With millions watching the meticulously stage-managed suborbital spaceflights by Virgin Galactic and Blue Origin, it’s tempting to conjure the image of a new space race between rival companies and their billionaire owners. But we are far from the tense days of the Cold War when superpowers competed in space to showcase technical capability and military might. What we are seeing instead is a historic transformation of the aerospace landscape, away from large, national agencies animated by militarism, exploration, and science toward smaller, private companies selling a spaceflight experience—and long-term visions of off-world settlements.
Occurring a mere nine days apart, these flights with their famous passengers have created a breathless spectacle. The spotlight is on flashy personalities and saccharine space-themed pageantry, rather than sober assessments of what the future could hold. A quick scroll through space Twitter shows the flights have polarized public opinion. Critics belittle out-of-touch elites for vaingloriously crafting their public personas while diverting attention away from their problematic wealth and the climate impacts of their business empires. Supporters trumpet the flights as a giant leap toward what they see as our inevitable utopian destiny in space.
Neither has it quite right. The perspective of history shows that these space companies do represent something new and important: a reconfiguration of who and what space is for. Rather than one cosmic destiny we face multiple pathways forward. We have choices about our future in space. Now is the time for all of us to consider the long game—what is changing, what it means, and what could happen next—rather than quibble about who really earned their astronaut wings.
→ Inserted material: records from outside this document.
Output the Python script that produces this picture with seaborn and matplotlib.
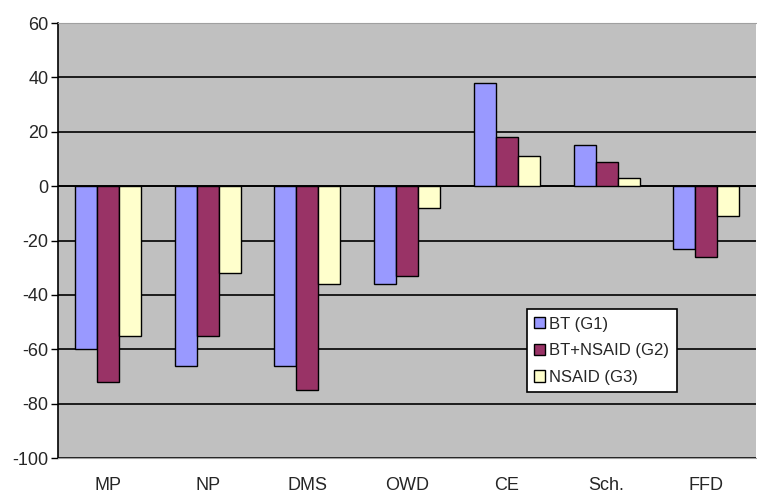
import matplotlib
matplotlib.use('Agg')
import matplotlib.pyplot as plt
import seaborn as sns
import pandas as pd

# Data
categories = ['MP', 'NP', 'DMS', 'OWD', 'CE', 'Sch.', 'FFD']
bt_g1 = [-60, -66, -66, -36, 38, 15, -23]
bt_nsaid_g2 = [-72, -55, -75, -33, 18, 9, -26]
nsaid_g3 = [-55, -32, -36, -8, 11, 3, -11]
groups = ['BT (G1)', 'BT+NSAID (G2)', 'NSAID (G3)']
colors = ['#9999FF', '#993366', '#FFFFCC']

df = pd.DataFrame({
    'cat': categories * 3,
    'value': bt_g1 + bt_nsaid_g2 + nsaid_g3,
    'group': [g for g in groups for _ in categories],
})

sns.set_style('white')
plt.rcParams['font.family'] = ['Liberation Sans', 'DejaVu Sans']
plt.rcParams['axes.unicode_minus'] = False

fig = plt.figure(figsize=(7.57, 4.95), dpi=100)
ax = fig.add_axes([0.0766, 0.0747, 0.9224, 0.8788])
ax.set_facecolor('#C0C0C0')

sns.barplot(data=df, x='cat', y='value', hue='group', palette=colors,
            width=0.66, gap=0, edgecolor='black', linewidth=1.0,
            saturation=1, ax=ax, zorder=3)

# Gridlines
ax.set_ylim(-100, 60)
ax.set_yticks(range(-100, 61, 20))
ax.yaxis.grid(True, color='black', linewidth=1.2, zorder=1)
ax.set_axisbelow(True)
ax.axhline(0, color='black', linewidth=1.2, zorder=2)

ax.tick_params(axis='y', length=5, width=1, color='black', labelsize=13, pad=2, left=True)
ax.tick_params(axis='x', length=0, labelsize=13, pad=14)

ax.spines['left'].set_color('black')
ax.spines['left'].set_linewidth(1.2)
ax.spines['top'].set_color('#A0A0A0')
ax.spines['bottom'].set_color('#A0A0A0')
ax.spines['right'].set_visible(False)

ax.set_xlabel('')
ax.set_ylabel('')

leg = ax.legend(loc='upper left', bbox_to_anchor=(0.671, 0.3425), frameon=True,
                fancybox=False, edgecolor='black', facecolor='white', framealpha=1,
                fontsize=12, handlelength=0.65, handleheight=0.65, handletextpad=0.25,
                borderpad=0.45, labelspacing=0.7, borderaxespad=0)
leg.get_frame().set_linewidth(1.2)

fig.savefig('out.png', dpi=100)
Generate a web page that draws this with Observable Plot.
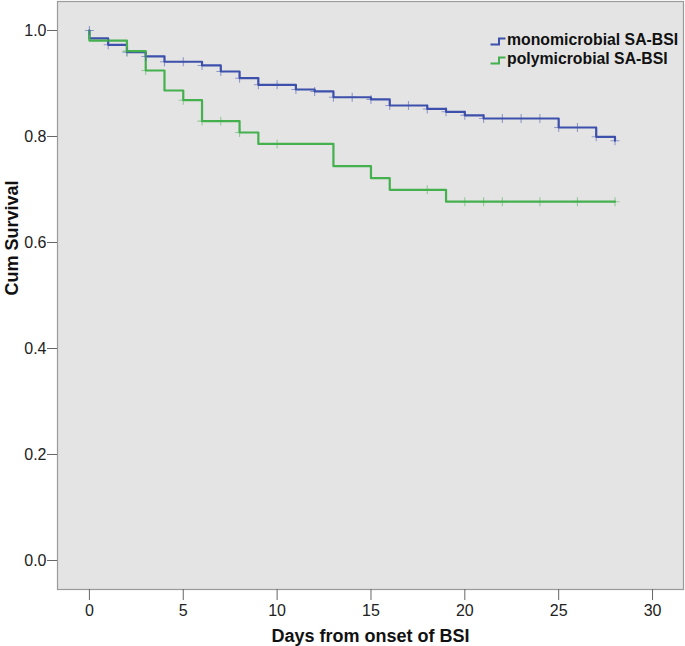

A major indicator that a sea change in space is underway is that billionaire owners are opting to personally fly on their own systems, and early in the process. Richard Branson rode Virgin Galactic’s VSS Unity rocket-plane on its first test flight with a full passenger section. Jeff Bezos is on the manifest for his New Shepard capsule’s very first crewed launch. Sixty years earlier, when the capsule’s namesake astronaut, Alan Shepard, made a suborbital flight to become the first American in space in May 1961, NASA Administrator James Webb was more than happy to watch the risky ordeal from the safety of Earth. Webb never used his power to join a space crew, and in that moment the idea would have seemed ridiculous. Not so today. Now space is a place the powerful badly want to visit themselves for the experience, and to claim a bit of the heroic aura and mystique we’ve attached to previous spacefarers.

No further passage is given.